Anyhow. It was naturally too much to ask of this bad boy to be seated like the rest of the class and he prowled the bus aisle restlessly, a caged lion. It was still a long way home and he growled at me – “You, why don’t you sing the song you sang in class the other day?”
Which one, I say, determined not to let my voice quake in fear. He tells me, I nod, and then I sing.
The OA would probably say the poor singing brought tears to their eyes, but the noisy bus quietened around me and they all listened. And as I sat there, understanding dawned. I was singing this for her – from him. I saw her eyes well up and by the end she was openly sobbing. He turned away and looked out of the bus window, his eyes wet with tears. I didn’t really see what there was to cry about. We were young. A lifetime and so much promise lay ahead of us. We had so much time with the ones we loved. So much we wanted to do.
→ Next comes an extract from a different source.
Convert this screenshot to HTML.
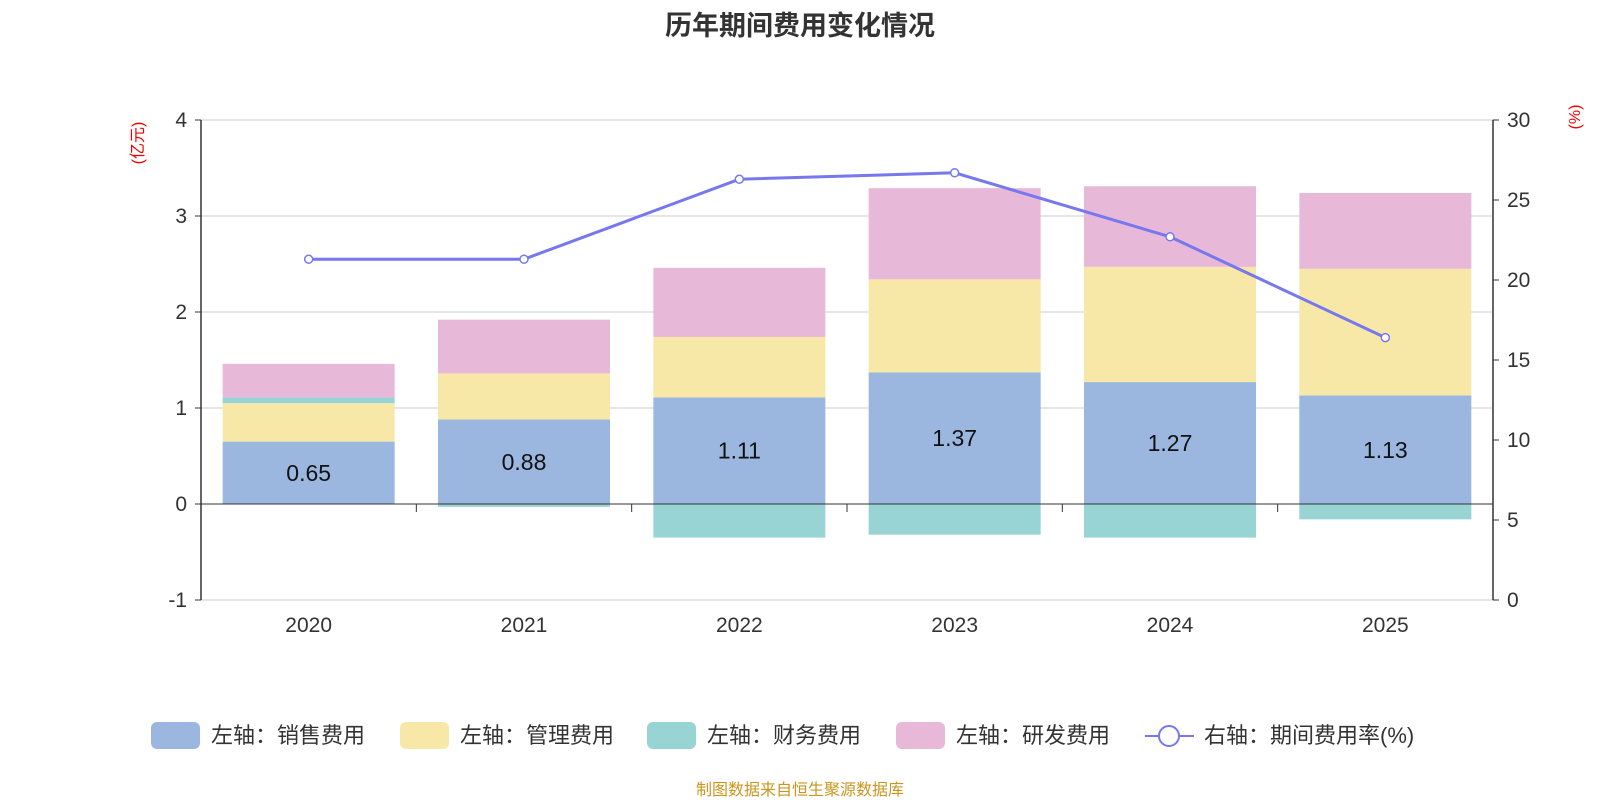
<!DOCTYPE html>
<html><head><meta charset="utf-8"><style>
body{margin:0;background:#fff;}
svg text{font-family:"Liberation Sans","Noto Sans CJK SC",sans-serif;}
</style></head><body>
<svg id="chart" width="1600" height="800" viewBox="0 0 1600 800" xmlns="http://www.w3.org/2000/svg">
<text x="800" y="35" text-anchor="middle" font-size="27" font-weight="bold" fill="#333">历年期间费用变化情况</text>
<text x="143" y="143" text-anchor="middle" font-size="16" fill="#e00" transform="rotate(-90 143 143)">(亿元)</text>
<text x="1580" y="117" text-anchor="middle" font-size="16" fill="#e00" transform="rotate(-90 1580 117)">(%)</text>
<g id="grid"></g><g id="bars"></g><g id="axes"></g><g id="line"></g>
<g id="legend"></g>
<text x="800" y="795" text-anchor="middle" font-size="16" fill="#c8961e">制图数据来自恒生聚源数据库</text>
</svg>
<script>
const categories=['2020','2021','2022','2023','2024','2025'];
const sales=[0.65,0.88,1.11,1.37,1.27,1.13];
const mgmt=[0.40,0.48,0.63,0.97,1.20,1.32];
const finance=[0.06,-0.03,-0.35,-0.32,-0.35,-0.16];
const rnd=[0.35,0.56,0.72,0.95,0.84,0.79];
const rate=[21.3,21.3,26.3,26.7,22.7,16.4];
const leftTicks=[-1,0,1,2,3,4];
const rightTicks=[0,5,10,15,20,25,30];
const NS='http://www.w3.org/2000/svg';
const X0=201,X1=1493,YT=120,YB=600;
const yL=v=>YB-(v+1)/5*(YB-YT);
const yR=v=>YB-v/30*(YB-YT);
const bw=(X1-X0)/categories.length;
const xC=i=>X0+bw*(i+0.5);
function mk(tag,attrs,parent){const e=document.createElementNS(NS,tag);for(const k in attrs)e.setAttribute(k,attrs[k]);document.getElementById(parent).appendChild(e);return e;}
leftTicks.forEach(t=>{
 if(t!==0){const g=mk('line',{x1:X0,x2:X1,y1:yL(t),y2:yL(t),stroke:'#ccc','stroke-width':1},'grid');
 
 }
 const tx=mk('text',{x:X0-14,y:yL(t)+7,'text-anchor':'end','font-size':21,fill:'#333'},'axes');tx.textContent=t;
 
 
 mk('line',{x1:X0-6,x2:X0,y1:yL(t),y2:yL(t),stroke:'#333'},'axes');
});
rightTicks.forEach(t=>{
 const tx=mk('text',{x:X1+14,y:yR(t)+7,'font-size':21,fill:'#333'},'axes');tx.textContent=t;
 
 
 mk('line',{x1:X1,x2:X1+6,y1:yR(t),y2:yR(t),stroke:'#333'},'axes');
});
mk('line',{x1:X0,x2:X0,y1:YT,y2:YB,stroke:'#333','stroke-width':1.5},'axes');
mk('line',{x1:X1,x2:X1,y1:YT,y2:YB,stroke:'#333','stroke-width':1.5},'axes');
mk('line',{x1:X0,x2:X1,y1:yL(0),y2:yL(0),stroke:'#333'},'axes');
categories.forEach((c,i)=>{
 const tx=mk('text',{x:xC(i),y:632,'text-anchor':'middle','font-size':21,fill:'#333'},'axes');tx.textContent=c;
 
 
 if(i>0)mk('line',{x1:X0+bw*i,x2:X0+bw*i,y1:yL(0),y2:yL(0)+8,stroke:'#333'},'axes');
});
const series=[[sales,'#9bb7e0','bar-sales'],[mgmt,'#f8e8a8','bar-management'],[finance,'#98d4d4','bar-finance'],[rnd,'#e8b8d8','bar-rnd']];
categories.forEach((c,i)=>{
 let pos=0,neg=0;
 series.forEach(([arr,col,name])=>{
  const v=arr[i];let a,b;
  if(v>=0){a=pos;b=pos+v;pos=b;}else{a=neg;b=neg+v;neg=b;}
  const top=Math.min(yL(a),yL(b)),h=Math.abs(yL(a)-yL(b));
  const r=mk('rect',{x:xC(i)-86,y:top,width:172,height:h,fill:col},'bars');
  
  
 });
 const t=mk('text',{x:xC(i),y:(yL(0)+yL(sales[i]))/2+8,'text-anchor':'middle','font-size':23,fill:'#111'},'bars');t.textContent=sales[i].toFixed(2);
 
 
});
const pl=mk('polyline',{points:rate.map((v,i)=>xC(i)+','+yR(v)).join(' '),fill:'none',stroke:'#7777ee','stroke-width':3},'line');


rate.forEach((v,i)=>{const p=mk('circle',{cx:xC(i),cy:yR(v),r:4,fill:'#fff',stroke:'#7777ee','stroke-width':1.5},'line');
 
 });
const legend=[['左轴：销售费用','#9bb7e0',151],['左轴：管理费用','#f8e8a8',400],['左轴：财务费用','#98d4d4',647],['左轴：研发费用','#e8b8d8',896]];
legend.forEach(([lab,col,x])=>{
 const r=mk('rect',{x:x,y:722,width:49,height:27,rx:6,fill:col},'legend');
 
 
 const t=mk('text',{x:x+60,y:743,'font-size':22,fill:'#333'},'legend');t.textContent=lab;
 
 
});
mk('line',{x1:1145,x2:1194,y1:736,y2:736,stroke:'#7777ee','stroke-width':2},'legend');
const lc=mk('circle',{cx:1169,cy:736,r:10,fill:'#fff',stroke:'#7777ee','stroke-width':2},'legend');


const lt=mk('text',{x:1204,y:743,'font-size':22,fill:'#333'},'legend');lt.textContent='右轴：期间费用率(%)';


</script>
</body></html>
A couple of days later we had our first board exam and his body was found floating down the Ganga in the early hours of the morning. Gang war, family fight over property, the rumours flew thick and fast. It was the first time in our young lives we’d encountered a violent death and we were all in shock. She walked into class and a deathly silence fell. We all moved away from her. Death is a scary thing and no one wants to be associated with it. Not when your biggest concern that morning was the English Language paper or your un-waxed legs. She broke down and before long all the girls were crying. He may not have been our favourite classmate but the experience was a shocker. And all I could remember was singing for the young lovers barely a week ago and wondering what made them so morose when all I felt around the chosen one was elation. Maybe they had a premonition that it wouldn’t last.
I was talking to some people a few days ago who were talking about frogs in wells and travel. At some level they were right. If you don’t get out of your little well, you don’t see much of the world. But life, it comes to you no matter where you are. There in that small town, living an unremarkable life, those two met intense love, great loss and murder without taking a ticket to anywhere.